M. Jeanti : Tu te promènes ?
Moi : Ben, je cours, oui..
M. Jeanti : Oui,enfin, tu trottines. Tu fais du combien ?
Pourquoi il me demande ça ? Il a pitié de mon équipement ? Il veut me prêter son ancienne paire de baskets ? Lui, qui se pavane avec les dernières Mizuno Tempo LD, un collant moulant assortir à un maillot respirant flashy qui lui sied à la perfection.
Moi : Du 42 un tiers... pourquoi ?
M. Jeanti : Pas ta pointure, ta vitesse. Combien à l'heure ?
Moi : J'en sais rien. J'ai pas de compteur.
Il me montre alors son compteur. Une espèce de montre grosse comme un oignon jaune accrochée à son poignet. On dirait une protubérance maligne qui se serait greffé à on bras et qui jure avec l’aérodynamisme ambiant du reste de son équipement.

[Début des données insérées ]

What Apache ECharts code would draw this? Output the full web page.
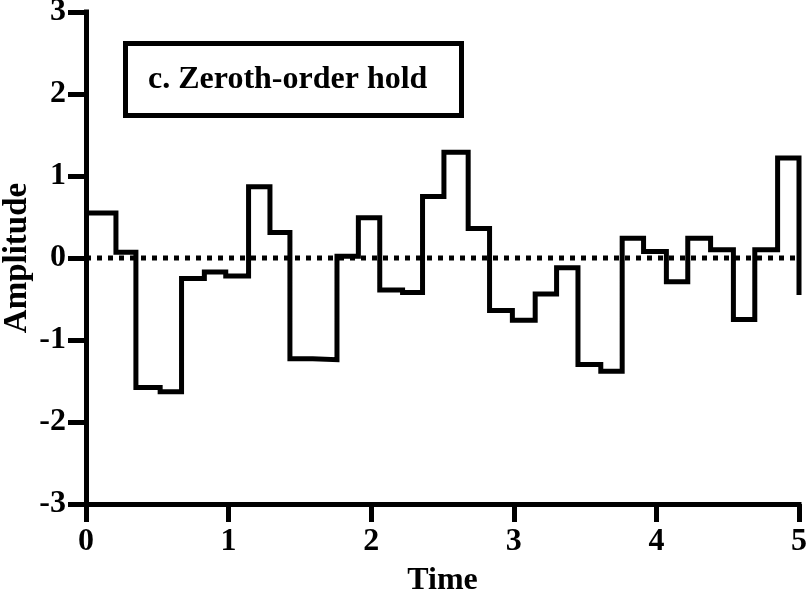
<!DOCTYPE html>
<html>
<head>
<meta charset="utf-8">
<script src="https://cdn.jsdelivr.net/npm/echarts@6/dist/echarts.min.js"></script>
<style>
html,body{margin:0;padding:0;background:#fff;}
#chart{width:806px;height:590px;}
</style>
</head>
<body>
<div id="chart"></div>
<script>
var times = [0, 0.21, 0.35, 0.52, 0.67, 0.83, 0.98, 1.14, 1.29, 1.43, 1.59, 1.76, 1.91, 2.06, 2.22, 2.36, 2.51, 2.68, 2.83, 2.99, 3.15, 3.30, 3.45, 3.61, 3.76, 3.91, 4.07, 4.22, 4.38, 4.54, 4.69, 4.85, 5.0];
var amplitudes = [0.55, 0.07, -1.58, -1.63, -0.25, -0.17, -0.22, 0.87, 0.31, -1.23, -1.24, 0.02, 0.49, -0.39, -0.42, 0.75, 1.29, 0.36, -0.64, -0.76, -0.44, -0.12, -1.30, -1.38, 0.24, 0.08, -0.29, 0.24, 0.10, -0.75, 0.10, 1.22, -0.45];
var zeroLineX = [0, 5];
var zeroLineY = [0, 0];
var xTicks = [0, 1, 2, 3, 4, 5];
var yTicks = [-3, -2, -1, 0, 1, 2, 3];
var titleText = 'c. Zeroth-order hold';
var xName = 'Time';
var yName = 'Amplitude';

var FONT = '"Liberation Serif", "Times New Roman", serif';
var chart = echarts.init(document.getElementById('chart'), null, {renderer: 'canvas'});

var stepData = times.map(function (t, i) { return [t, amplitudes[i]]; });
var zeroData = zeroLineX.map(function (t, i) { return [t, zeroLineY[i]]; });

var axisCommon = {
  axisLine: {show: true, onZero: false, lineStyle: {color: '#000', width: 5, cap: 'square'}},
  axisTick: {show: true, inside: false, length: 18, lineStyle: {color: '#000', width: 5}},
  splitLine: {show: false},
  nameMoveOverlap: false,
  nameTextStyle: {color: '#000', fontFamily: FONT, fontWeight: 'bold', fontSize: 32}
};

chart.setOption({
  animation: false,
  backgroundColor: '#fff',
  title: {
    text: titleText,
    left: 125,
    top: 44,
    padding: [20, 34, 20, 23],
    borderColor: '#000',
    borderWidth: 5,
    textStyle: {color: '#000', fontFamily: FONT, fontWeight: 'bold', fontSize: 32, lineHeight: 31}
  },
  grid: {left: 86, right: 7, top: 12, bottom: 86, containLabel: false, outerBoundsMode: 'none'},
  xAxis: Object.assign({}, axisCommon, {
    type: 'value', min: 0, max: 5, interval: 1,
    name: xName, nameLocation: 'middle', nameGap: 61,
    axisLabel: {color: '#000', fontFamily: FONT, fontWeight: 'bold', fontSize: 32, margin: 22,
      formatter: function (v) { return xTicks.indexOf(v) >= 0 ? String(v) : ''; }}
  }),
  yAxis: Object.assign({}, axisCommon, {
    type: 'value', min: -3, max: 3, interval: 1,
    name: yName, nameLocation: 'middle', nameGap: 52, nameRotate: 90,
    nameTextStyle: {color: '#000', fontFamily: FONT, fontWeight: 'bold', fontSize: 33},
    axisLabel: {color: '#000', fontFamily: FONT, fontWeight: 'bold', fontSize: 32, margin: 20,
      formatter: function (v) { return yTicks.indexOf(v) >= 0 ? String(v) : ''; }}
  }),
  series: [
    {
      type: 'line', data: zeroData, symbol: 'none', silent: true,
      lineStyle: {color: '#000', width: 5, type: [5, 6], cap: 'butt'},
      z: 1
    },
    {
      type: 'line', data: stepData, step: 'end', symbol: 'none', silent: true,
      lineStyle: {color: '#000', width: 5, join: 'miter', cap: 'butt'},
      clip: false,
      z: 2
    }
  ]
});
</script>
</body>
</html>
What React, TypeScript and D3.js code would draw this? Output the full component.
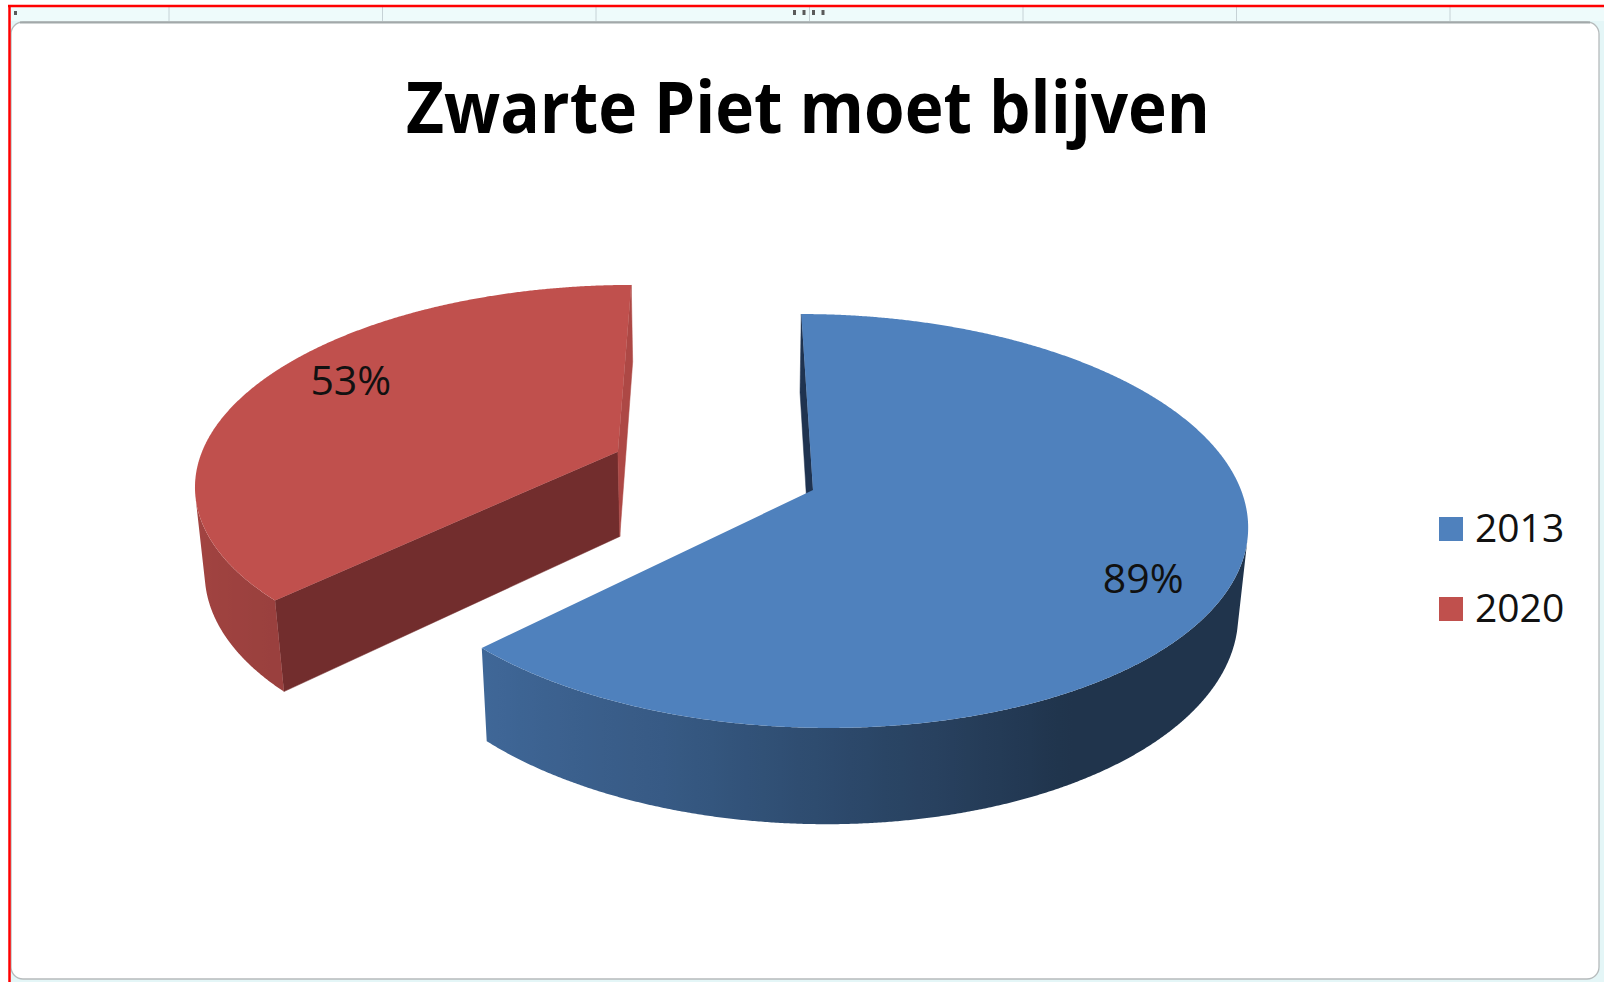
import React from 'react';
import * as d3 from 'd3';

// ---------- data ----------
const categories = ['2013', '2020'];
const values = [89, 53];
const valueLabels = ['89%', '53%'];
const explodedSlices = [false, true];
const chartTitle = 'Zwarte Piet moet blijven';

// ---------- styles ----------
const sliceColors = ['#4f81bd', '#c0504d'];
const cutColors = ['#1f3350', '#722d2d'];
const labelRadius = [0.82, 0.8];

const W = 1604;
const H = 982;

// ---------- 3D view ----------
const R = 428;
const THICK = 100;
const EXPLODE = 215;
const SIN = 0.4727;
const COS = Math.sqrt(1 - SIN * SIN);
const CAM_D = 2519;
const CAM_X = -90;
const AX = 723;
const AY = 490;
const camPos = [CAM_X, CAM_D * SIN, CAM_D * COS];

function project(x: number, y: number, z: number): [number, number] {
  const depth = z * COS + y * SIN;
  const s = CAM_D / (CAM_D - depth);
  const vert = z * SIN - y * COS;
  return [AX + (x - CAM_X) * s, AY + vert * s];
}

const rimShade = d3.scaleLinear<number>()
  .domain([150, 174, 199, 225, 260])
  .range([0.40, 0.54, 0.70, 0.80, 0.85])
  .clamp(true);

function shade(base: string, f: number) {
  const c = d3.rgb(base);
  return d3.rgb(c.r * f, c.g * f, c.b * f).formatHex();
}

const line = d3.line<[number, number]>().x(d => d[0]).y(d => d[1]);

function visible(n: number[], p: number[]) {
  return n[0] * (camPos[0] - p[0]) + n[1] * (camPos[1] - p[1]) + n[2] * (camPos[2] - p[2]) > 0;
}

export default function App() {
  const arcs = d3.pie<number>().sort(null)(values);
  const DEG = Math.PI / 180;

  const slices = arcs.map((a, i) => {
    const mid = (a.startAngle + a.endAngle) / 2;
    const e = explodedSlices[i] ? EXPLODE : 0;
    const ox = e * Math.sin(mid);
    const oz = -e * Math.cos(mid);
    const pt = (r: number, th: number, y: number) =>
      project(ox + r * Math.sin(th), y, oz - r * Math.cos(th));
    const wp = (r: number, th: number, y: number) =>
      [ox + r * Math.sin(th), y, oz - r * Math.cos(th)];

    const cutFaces: { d: string; fill: string }[] = [];
    const cuts = [
      { th: a.startAngle, n: [-Math.cos(a.startAngle), 0, -Math.sin(a.startAngle)] },
      { th: a.endAngle, n: [Math.cos(a.endAngle), 0, Math.sin(a.endAngle)] },
    ];
    cuts.forEach(c => {
      if (!visible(c.n, wp(R / 2, c.th, -THICK / 2))) return;
      const poly = [pt(0, c.th, 0), pt(R, c.th, 0), pt(R, c.th, -THICK), pt(0, c.th, -THICK)];
      const fill = c.n[0] > 0.95 ? shade(sliceColors[i], 0.9) : cutColors[i];
      cutFaces.push({ d: line(poly) + 'Z', fill });
    });

    // visible rim range
    const step = 0.25 * DEG;
    const n = Math.ceil((a.endAngle - a.startAngle) / step);
    const angles = d3.range(n + 1).map(k => a.startAngle + (k * (a.endAngle - a.startAngle)) / n);
    const vis = angles.filter(t => visible([Math.sin(t), 0, -Math.cos(t)], wp(R, t, -THICK / 2)));
    let rim: null | { d: string; x1: number; x2: number; stops: { o: number; c: string }[] } = null;
    if (vis.length > 1) {
      const topArc = vis.map(t => pt(R, t, 0));
      const botArc = vis.map(t => pt(R, t, -THICK)).reverse();
      const d = line([...topArc, ...botArc]) + 'Z';
      const xs = vis.map(t => pt(R, t, -THICK / 2)[0]);
      const x1 = d3.min(xs)!;
      const x2 = d3.max(xs)!;
      const sampled = vis.filter((_, k) => k % 8 === 0 || k === vis.length - 1);
      const stops = sampled
        .map(t => ({
          o: (pt(R, t, -THICK / 2)[0] - x1) / Math.max(1, x2 - x1),
          c: shade(sliceColors[i], rimShade(((t / DEG) % 360))),
        }))
        .sort((p, q) => p.o - q.o);
      rim = { d, x1, x2, stops };
    }

    // top face
    const topPts: [number, number][] = [pt(0, 0, 0), ...angles.map(t => pt(R, t, 0))];
    const top = line(topPts) + 'Z';

    const labelPos = pt(R * labelRadius[i], mid + 7 * DEG, 0);

    return { i, cutFaces, rim, top, labelPos, depth: oz * COS };
  });

  const order = [...slices].sort((p, q) => p.depth - q.depth);
  const gridXs = d3.range(169, W, 213.5);
  const dotXs = d3.range(4).map(k => 793 + k * 9.5);

  return (
    <svg width={W} height={H} style={{ position: 'absolute', left: 0, top: 0, display: 'block' }}
      fontFamily="'Open Sans', 'Noto Sans', sans-serif">
      <defs>
        {slices.map(s => s.rim && (
          <linearGradient key={s.i} id={'rim' + s.i} gradientUnits="userSpaceOnUse"
            x1={s.rim.x1} x2={s.rim.x2} y1={0} y2={0}>
            {s.rim.stops.map((st, k) => (
              <stop key={k} offset={st.o} stopColor={st.c} />
            ))}
          </linearGradient>
        ))}
      </defs>
      <rect x={0} y={0} width={W} height={H} fill="#ffffff" />
      {/* worksheet strip */}
      <rect x={10} y={7} width={W - 10} height={15} fill="#eefbfb" />
      {gridXs.map(x => (
        <line key={x} x1={x} x2={x} y1={7} y2={21} stroke="#c6d2d6" strokeWidth={1} />
      ))}
      {dotXs.map(x => (
        <rect key={x} x={x} y={10} width={3} height={5} fill="#5a5a5a" />
      ))}
      <rect x={14} y={11} width={3} height={4} fill="#5a5a5a" />
      {/* chart area */}
      <rect x={10} y={21} width={W - 10} height={H - 21} fill="#e4f6f7" />
      <rect x={11} y={22} width={1588} height={957} rx={12} fill="#ffffff" stroke="#b6bbbc" strokeWidth={1.3} />
      <line x1={20} x2={1590} y1={22.5} y2={22.5} stroke="#a2a9aa" strokeWidth={2} />
      {/* selection border */}
      <line x1={8} x2={W} y1={6} y2={6} stroke="#ff0000" strokeWidth={2.5} />
      <line x1={9.5} x2={9.5} y1={5} y2={H} stroke="#ff0000" strokeWidth={2.5} />

      {/* title */}
      <text x={808} y={133} textAnchor="middle" fontSize={71} fontWeight={700} fill="#000"
        textLength={804} lengthAdjust="spacingAndGlyphs">{chartTitle}</text>

      {/* pie */}
      {order.map(s => (
        <g key={s.i}>
          {s.cutFaces.map((f, k) => (
            <path key={k} d={f.d} fill={f.fill} stroke={f.fill} strokeWidth={0.5} strokeLinejoin="round" />
          ))}
          {s.rim && <path d={s.rim.d} fill={`url(#rim${s.i})`} />}
          <path d={s.top} fill={sliceColors[s.i]} />
        </g>
      ))}
      {slices.map(s => (
        <text key={'l' + s.i} x={s.labelPos[0]} y={s.labelPos[1]} dy="0.36em" textAnchor="middle"
          fontSize={41} fill="#111">{valueLabels[s.i]}</text>
      ))}

      {/* legend */}
      {categories.map((c, i) => (
        <g key={c} transform={`translate(1439, ${517 + i * 80})`}>
          <rect x={0} y={0} width={24} height={24} fill={sliceColors[i]} />
          <text x={36} y={25} fontSize={39} fill="#111">{c}</text>
        </g>
      ))}
    </svg>
  );
}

Il m'explique qu'il peut connaître sa vitesse, le nombre de calories qu'il brûle, sa fréquence cardiaque. Que là, il est à 74 bpm mais que tout à l'heure il avoisinera les 173 bpm quand il sprintera dans la côte du Bois-Vert. Que si son cœur dépasse les 187 bpm, sa montre géante l'avertit par un signale sonore pour qu'il lève le pied.
M. Jeanti : Et toi ?
Moi : Et moi quoi ?
M. Jeanti : Ta FC, ta VMA, tes BPM, tout ça ?
Moi : …
Et le voilà parti dans un laïus sur l'inconscience du sédentaire lambda qui se lance dans le sport sans aucune préparation. Il râle sur le gouvernement qui colle des défibrillateurs à tous les coins de rue alors qu'il ferait mieux de mettre une police du sport qui contrôlerait tous les mecs qui font du sport sauvage. Et il m'engueule presque en me signalant que mes pompes ne valent pas trois sous pour courir et que je risque une tendinite voire une entorse et que tout ça , ça sera encore le trou de la sécu qui se creusera.
Et moi, je ne dis rien. Je jette des coups d’œil à mon chronomètre que j'ai pris soin de ne pas arrêter. Je chasse quelques moucherons attirés par notre âpre odeur musquée. Je shoote dans quelques cailloux et vise involontairement les canards de l'étang.
Soudain nos occupations respectives sont interrompues par une alarme stridente. Par réflexe, je me bouche les oreilles et cherche du regard quel abruti a pu s'asseoir sur le capot d'une voiture de sport.
Ne trouvant rien, je reporte mon regard sur mon interlocuteur. Je le vois alors en train de s'acharner sur son gros oignon jaune d'où semble provenir ce bruit assourdissant.
Je comprends alors que c'est sa montre qui sonne. Le pauvre M. Jeanti a viré au rouge pivoine pendant son sermon et son cœur a sans doute dépassé les 187 bpm. Et là, il galère pour éteindre son engin du futur.
Les regards des curieux se dirigent rapidement vers notre duo. J'aimerais me faire tout petit. J'hésite entre sauter dans l'étang pour me cacher sous la vase... et pousser mon collègue dans l'étang... pour le cacher sous la vase. Je cherche une troisième solution quand soudain l'alarme s’interrompt.
Je me retourne. M. Jeanti est assis en tailleur sur le sol et il commence à adopter la position du lotus.
Moi : C'est le seul moyen de l'éteindre, ta montre ?
Il me fait comprendre qu'il ne peut pas parler et je le laisse à sa méditation en repartant en courant après lui avoir fait un petit signe de la main.
Le lendemain, à l'école. Il m'explique que sa conscience professionnelle ne peut pas me laisser préparer ma classe au cross des écoles. « Vu ton niveau de compétence dans ce domaine, ce serait un massacre ». Du coup on se met d'accord sur un échange de service. Je ferai arts visuels dans sa classe.
Sa conscience professionnelle va sûrement en prendre un coup quand il s'apercevra de mes compétences artistiques.